Huawei’s 5G chipsets
are open for sale to third-party companies, and the company will “say
yes” if US device giant Apple want to buy it, Richard Yu Chengdong, CEO of
Huawei’s consumer business group (CBG), said on Thursday.
Huawei is reportedly now open to selling its 5G Balong 5000 chipsets, which are capable of supporting 3G, 4G and 5G networks on a single chip. The chipsets were officially launched on January 24 along with the first commercial 5G device powered by them. With the support of Balong 5000 chips, Huawei claims that the devices can reach high speeds of up to 3.2 Gbps in live network tests.
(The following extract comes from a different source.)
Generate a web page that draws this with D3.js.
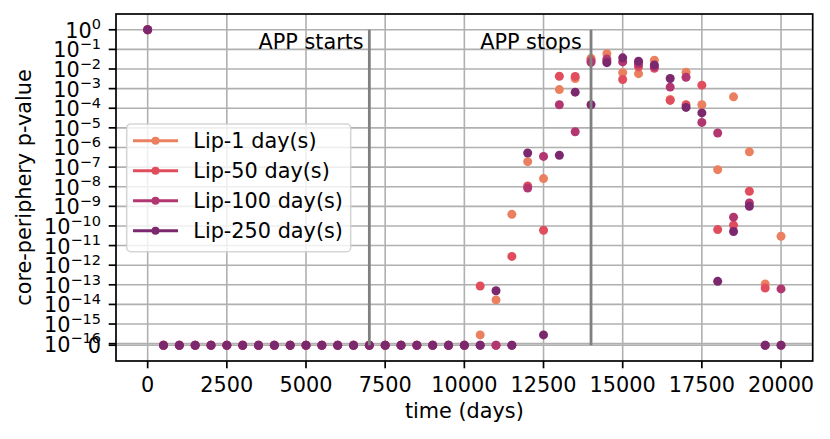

“We’ll say yes if Apple wants to use them,” Yu said.
Previously, the Shenzhen-based company had emphasized that its 5G chips are for use in its “internal products” only. In a media interview in January, the company said that Huawei will not sell its self-developed 5G chipsets to third-party companies.
Apple, on the other hand, has been struggling to find 5G chipset providers to match its 5G device line-up, which was originally planned to roll out in 2020, according to media reports. Its current partner, Intel, is reportedly failing to meet the deadline to provide a major chipset – the XMM 8160 5G modem – that Apple is counting on to enter the competition, the reports said.
Meanwhile, other chipset producers, including Samsung, have also been negotiating with Apple on 5G chipset provision, but have failed to reach a deal.
Qualcomm, the US mobile technology company, is unlikely to form a partnership with Apple due to their legal dispute over patents.
Apple had not replied to a request sent by the Global Times for comment on Huawei’s latest offer.
There is still a chance that a deal can be made, according to an industry insider familiar with the chipset supply chain in China.
“Huawei has mature 5G technology, considering it has used the Kirin 970 chipset to power its products, and the possibility cannot be completely eliminated that it has changed its mind and decided to sell chips to other companies,” the insider surnamed Liu told the Global Times.
Han Xiaomin, a consultant from the Beijing-based CCID Consulting, told the Global Times in an earlier interview that he believes that both companies can benefit if a deal can be reached. For Apple, it can get the chips it needs. By supplying 5G chips, Huawei can also win a competitive edge over its competitors including Qualcomm and Samsung.
“Huawei is now one of the global leaders in 5G, with advanced and mature technology development. I believe that Huawei is confident enough to supply its technology to Apple despite the fact that it is one of Huawei’s major rivals in the smartphone industry,” Han said.
“In cooperation with Apple, Huawei can also gain more bargaining power in the market of 5G chips.”